Bridge Over Troubled Waters Tuesdays Week Two.  This is another bridge I’ve visited before – the added bonus with this one is that it can be driven through.  There is some good signage on the way so it’s not too difficult to find.  If you’re planning a trip to view a couple of the covered bridges an ideal way to spend an afternoon is to visit the Ritner Creek Bridge then this one.

There is a section of gravel road toward where the bridge is so be aware of that.  As you approach the bridge there is a nice exhibit on the right that has a large cross section of a tree that broke off some time ago – it’s a fascinating exhibit and the section that broke off was about fifty feet off the ground and had almost three hundred growth rings on it making the tree was almost three hundred years old.  On the log are also spots where specific events have happened – like the declaration of independence, the assassination of Abraham Lincoln, and Charles Lindberg’s solo flight across the Atlantic – events that seem shrouded in the mists of the past but ones that this tree survived.  The main tree is still growing and is part of the property that is owned by the family in the area.





The best way to see the bridge in my opinion is to park at the log display and walk to the bridge, but keep in mind that this bridge is still used by cars and they drive through the bridge, so be extremely careful when crossing the bridge and be very wary of cars.  I walked toward the bridge and passed the vineyard which is actually the closest parking spot to the bridge but didn’t want to take up one of their spots, as I wasn’t planning on visiting them.



As I walked toward the bridge I noticed the river rocks that were incorporated into the concrete decking that led up to the bridge.  The rocks definitely added some ornate features to the bridge.  The bridge was built in 1929 according to the sign posted above the giant opening the cars drive through.  This bridge unlike the Ritner Creek Bridge has an additional layer of decking that is parallel to the direction cars will be traveling that vehicles will be driving where drivers should align their tires.

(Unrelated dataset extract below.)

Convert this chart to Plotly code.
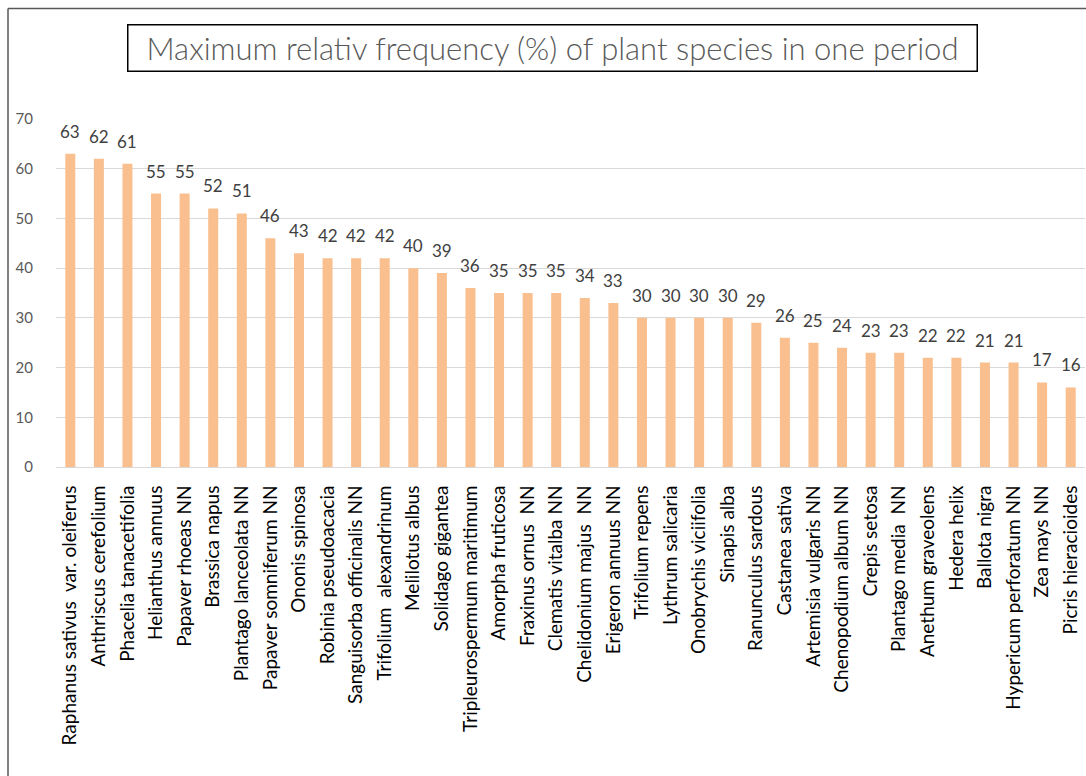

As I proceeded inside I noticed again how intricate the construction is – unlike the Ritner Creek Bridge there weren’t very many windows and the ones that were there were much higher up and rather small, making for a much darker interior.  I walked past the end and got a nice picture from the side – to be able to see the outside of the bridge – like most of them it’s white painted and has a nice roof to keep the wooden interior in good shape.  I did have to dodge a few cars that were making their way along the road, but they were driving pretty slow and I can imaging if they live in the area they have seen folks around taking pictures before.




Overall I give the Harris Creek Bridge four and a half HeyWillamettes – it’s a nice bridge and a classic example of a design that is well represented in Oregon and has unfortunately disappeared into the past.  This bridge is still being used and it’s a fantastic experience to drive across it and I recommend everyone try that at least once.  This particular trip I didn’t do that – but I did before in the bronco!  It’s a worthwhile trip to plan to visit several of these.  This one has an additional feature where a visitor can see an almost three hundred year old tree represented in a giant log that broke off from the tree (that is still alive).